EXERCISE INSTRUCTIONS
Starting at the first line of the data, print each line verbatim up to and including the line bearing "W, H = 733, 352", omitting pictures.
** BEGIN SOURCE EXCERPT **
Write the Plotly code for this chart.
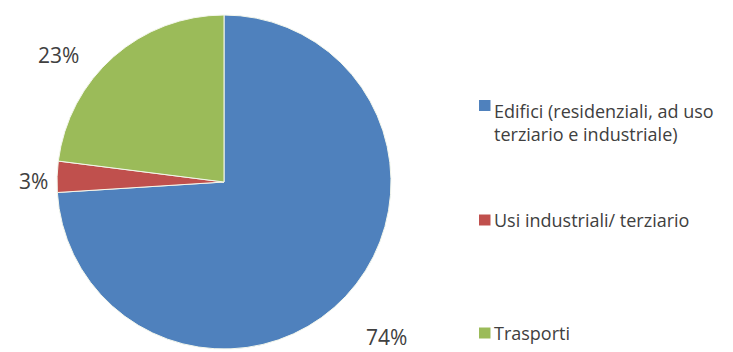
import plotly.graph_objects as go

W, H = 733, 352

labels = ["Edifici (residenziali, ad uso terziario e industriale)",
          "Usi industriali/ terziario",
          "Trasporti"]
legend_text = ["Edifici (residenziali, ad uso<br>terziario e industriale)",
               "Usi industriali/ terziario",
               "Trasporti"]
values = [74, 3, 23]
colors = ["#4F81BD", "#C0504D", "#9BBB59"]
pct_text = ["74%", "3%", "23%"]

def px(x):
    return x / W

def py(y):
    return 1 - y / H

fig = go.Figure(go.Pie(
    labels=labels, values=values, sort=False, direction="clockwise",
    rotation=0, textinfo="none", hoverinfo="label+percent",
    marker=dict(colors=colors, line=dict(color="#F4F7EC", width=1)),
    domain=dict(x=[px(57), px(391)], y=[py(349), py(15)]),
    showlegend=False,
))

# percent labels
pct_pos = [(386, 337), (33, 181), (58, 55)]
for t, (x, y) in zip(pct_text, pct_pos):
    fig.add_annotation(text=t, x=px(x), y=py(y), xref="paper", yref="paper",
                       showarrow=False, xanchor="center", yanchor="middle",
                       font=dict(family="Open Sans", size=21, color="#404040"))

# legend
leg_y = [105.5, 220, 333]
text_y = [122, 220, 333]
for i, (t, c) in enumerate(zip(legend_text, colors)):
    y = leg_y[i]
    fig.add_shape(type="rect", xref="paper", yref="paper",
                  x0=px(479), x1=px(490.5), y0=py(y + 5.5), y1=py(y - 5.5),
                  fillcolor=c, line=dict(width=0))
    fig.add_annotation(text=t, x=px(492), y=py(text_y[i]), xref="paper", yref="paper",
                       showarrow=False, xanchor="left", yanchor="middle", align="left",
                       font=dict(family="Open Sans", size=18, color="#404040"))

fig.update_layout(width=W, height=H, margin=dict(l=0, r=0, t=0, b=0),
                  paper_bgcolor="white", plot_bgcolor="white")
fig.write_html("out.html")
** END SOURCE EXCERPT **
COMPLETED TASK
Write the Plotly code for this chart.
import plotly.graph_objects as go

W, H = 733, 352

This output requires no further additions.